No doubt, you’ll see magic performed that you absolutely have to learn. Unfortunately, you can’t just ask how a particular trick is done. Asking for someone’s secret is bad form and you’ll out yourself as a newbie. You might as well ask their bank account balance! The best way to ask for the secret is to say, “Where’s that published?” Then listen for the answer (or even write it down). They’ll usually cite a book or magazine and mention the originator and name of the trick (along with their own personal touches on the effect). Or, you might see a trick that’s wholly original and hasn’t been published. Then it’s permissible to ask, “Would you show me the work on that?”
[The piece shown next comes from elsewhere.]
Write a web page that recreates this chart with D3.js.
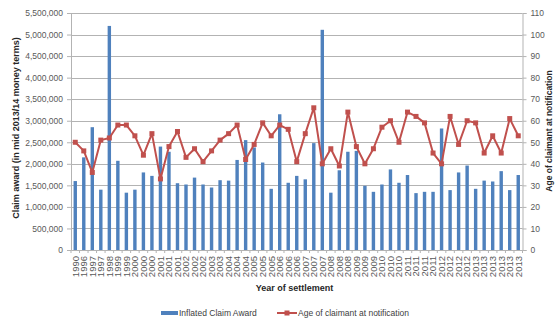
<!DOCTYPE html>
<html>
<head>
<meta charset="utf-8">
<script src="https://cdn.jsdelivr.net/npm/d3@7"></script>
<style>
  html, body { margin: 0; padding: 0; background: #ffffff; }
  svg { display: block; font-family: "Liberation Sans", Arial, sans-serif; }
</style>
</head>
<body>
<svg id="chart" width="555" height="322"></svg>
<script>
// Settlement year of each claim (one entry per settled claim)
const years = [
  "1990", "1996", "1997", "1997", "1998", "1999", "1999", "2000", "2000", "2000",
  "2001", "2001", "2001", "2002", "2002", "2002", "2003", "2003", "2004", "2004",
  "2004", "2005", "2005", "2005", "2006", "2006", "2006", "2007", "2007", "2007",
  "2008", "2008", "2008", "2009", "2009", "2009", "2010", "2010", "2010", "2011",
  "2011", "2011", "2011", "2012", "2012", "2012", "2012", "2013", "2013", "2013",
  "2013", "2013", "2013"
];

// Inflated claim award (mid 2013/14 money terms)
const claimAward = [
  1600000, 2150000, 2850000, 1400000, 5200000, 2070000, 1330000, 1400000, 1800000, 1720000,
  2400000, 2280000, 1550000, 1520000, 1680000, 1520000, 1450000, 1620000, 1610000, 2090000,
  2550000, 2380000, 2030000, 1420000, 3150000, 1560000, 1720000, 1640000, 2480000, 5110000,
  1330000, 1850000, 2280000, 2300000, 1490000, 1350000, 1520000, 1870000, 1560000, 1740000,
  1320000, 1350000, 1350000, 2820000, 1390000, 1800000, 1960000, 1420000, 1610000, 1590000,
  1830000, 1390000, 1740000
];

// Age of claimant at notification (years)
const ageAtNotification = [
  50, 46, 36, 51, 52, 58, 58, 53, 44, 54,
  33, 48, 55, 43, 47, 41, 46, 51, 54, 58,
  42, 49, 59, 53, 58, 56, 41, 54, 66, 40,
  47, 39, 64, 48, 40, 47, 57, 60, 50, 64,
  62, 59, 45, 40, 62, 49, 60, 59, 45, 53,
  45, 61, 53
];

const leftTicks = d3.range(0, 5500001, 500000);
const rightTicks = d3.range(0, 111, 10);

const svg = d3.select("#chart");
const plot = { left: 71, right: 522.5, top: 13, bottom: 250 };

const x = d3.scaleBand()
  .domain(d3.range(years.length))
  .range([plot.left, plot.right])
  .paddingInner(0.6)
  .paddingOuter(0.3);

const yLeft = d3.scaleLinear().domain([0, 5500000]).range([plot.bottom, plot.top]);
const yRight = d3.scaleLinear().domain([0, 110]).range([plot.bottom, plot.top]);

const gridColor = "#b3b3b3";
const tickColor = "#595959";
const fontFamily = "Liberation Sans, Arial, sans-serif";

// Horizontal gridlines
svg.append("g")
  .selectAll("line")
  .data(leftTicks.filter(d => d > 0))
  .join("line")
  .attr("x1", plot.left).attr("x2", plot.right)
  .attr("y1", d => Math.round(yLeft(d)) + 0.5)
  .attr("y2", d => Math.round(yLeft(d)) + 0.5)
  .attr("stroke", gridColor)
  .attr("stroke-width", 1);

// Left axis
const leftAxis = svg.append("g")
  .attr("transform", `translate(${plot.left},0)`)
  .call(d3.axisLeft(yLeft).tickValues(leftTicks).tickSize(4).tickPadding(4)
    .tickFormat(d3.format(",")));
leftAxis.select(".domain").attr("stroke", gridColor);
leftAxis.selectAll(".tick line").attr("stroke", gridColor);
leftAxis.selectAll("text").attr("fill", tickColor).attr("font-size", 8.5)
  .attr("font-family", fontFamily);

// Right axis
const rightAxis = svg.append("g")
  .attr("transform", `translate(${plot.right},0)`)
  .call(d3.axisRight(yRight).tickValues(rightTicks).tickSize(4).tickPadding(4));
rightAxis.select(".domain").attr("stroke", gridColor);
rightAxis.selectAll(".tick line").attr("stroke", gridColor);
rightAxis.selectAll("text").attr("fill", tickColor).attr("font-size", 8.5)
  .attr("font-family", fontFamily);

// Bars
svg.append("g")
  .selectAll("rect")
  .data(claimAward)
  .join("rect")
  .attr("x", (d, i) => x(i))
  .attr("width", x.bandwidth())
  .attr("y", d => yLeft(d))
  .attr("height", d => plot.bottom - yLeft(d))
  .attr("fill", "#4f81bd");

// Bottom axis with category labels
const bottomAxis = svg.append("g")
  .attr("transform", `translate(0,${plot.bottom})`)
  .call(d3.axisBottom(x).tickSize(0).tickFormat(i => years[i]));
bottomAxis.select(".domain").attr("stroke", gridColor);
bottomAxis.selectAll("text")
  .attr("fill", tickColor)
  .attr("font-size", 9.5)
  .attr("font-family", fontFamily)
  .attr("text-anchor", "end")
  .attr("dy", "0.35em")
  .attr("transform", "translate(0,6) rotate(-90)")
  .attr("x", 0).attr("y", 0);

// Category boundary tick marks
svg.append("g")
  .selectAll("line")
  .data(d3.range(years.length + 1))
  .join("line")
  .attr("x1", i => plot.left + i * x.step())
  .attr("x2", i => plot.left + i * x.step())
  .attr("y1", plot.bottom)
  .attr("y2", plot.bottom + 3)
  .attr("stroke", gridColor);

// Age line with square markers
const cx = i => x(i) + x.bandwidth() / 2;
const line = d3.line().x((d, i) => cx(i)).y(d => yRight(d));
svg.append("path")
  .datum(ageAtNotification)
  .attr("d", line)
  .attr("fill", "none")
  .attr("stroke", "#c0504d")
  .attr("stroke-width", 2)
  .attr("stroke-linejoin", "round");

svg.append("g")
  .selectAll("rect")
  .data(ageAtNotification)
  .join("rect")
  .attr("x", (d, i) => cx(i) - 2.5)
  .attr("y", d => yRight(d) - 2.5)
  .attr("width", 5)
  .attr("height", 5)
  .attr("fill", "#c0504d");

// Axis titles
svg.append("text")
  .attr("transform", "translate(16,128) rotate(-90)")
  .attr("text-anchor", "middle")
  .attr("dominant-baseline", "central")
  .attr("font-size", 9)
  .attr("font-weight", "bold")
  .attr("fill", "#262626")
  .text("Claim award (in mid 2013/14 money terms)");

svg.append("text")
  .attr("transform", "translate(549,131) rotate(-90)")
  .attr("text-anchor", "middle")
  .attr("dominant-baseline", "central")
  .attr("font-size", 8.5)
  .attr("font-weight", "bold")
  .attr("fill", "#262626")
  .text("Age of claimant at notification");

svg.append("text")
  .attr("x", 294.5)
  .attr("y", 291)
  .attr("text-anchor", "middle")
  .attr("font-size", 9)
  .attr("font-weight", "bold")
  .attr("fill", "#262626")
  .text("Year of settlement");

// Legend
const legend = svg.append("g").attr("font-size", 8.5).attr("fill", "#404040");
legend.append("rect")
  .attr("x", 161).attr("y", 311).attr("width", 17).attr("height", 4)
  .attr("fill", "#4f81bd");
legend.append("text")
  .attr("x", 179).attr("y", 313).attr("dominant-baseline", "central")
  .text("Inflated Claim Award");
legend.append("line")
  .attr("x1", 277).attr("x2", 297).attr("y1", 313).attr("y2", 313)
  .attr("stroke", "#c0504d").attr("stroke-width", 2);
legend.append("rect")
  .attr("x", 284.5).attr("y", 310.5).attr("width", 5).attr("height", 5)
  .attr("fill", "#c0504d");
legend.append("text")
  .attr("x", 298).attr("y", 313).attr("dominant-baseline", "central")
  .text("Age of claimant at notification");
</script>
</body>
</html>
That’s about the most polite way to ask for a secret. And if the answer is no? Then so be it. You should respect that and let it go. Persistence is great in the real world, but at a magic convention, it can get you a bad reputation. Fast.
Bottom line – never be afraid to share and to listen to advice.
7) Travel –
Just a word or two about traveling to any convention, everybody wants to save money. A hotel room can cost as much (if not more) than the convention itself. Getting a roommate or two is a great way to cut that cost. If you don’t know anyone, you can actually contact the convention organizer! They’ll spread the word to others who are attending who are also looking for roommates.
To get to your city of choice, it can be a tough call to spend the money on a flight or several tanks of gas. But taking a bus may not be a bad idea. At the time of this writing (September, 2016) Megabus has great prices on travel. I once rode from Orlando to Atlanta and back for less that fifty bucks! It sure beat buying all that gas and it’s also an order of magnitude cheaper than a flight. You might even be able to travel together with a few people from your local magic club. Now’s a good time to reach out to them!
No doubt, after you’ve been to your first convention, you’re going to be hooked (like I am). Be sure to set a few dollars aside during the year so you have something to spend at the next one. You can thank me later for that advice. I’ll see you at the next convention!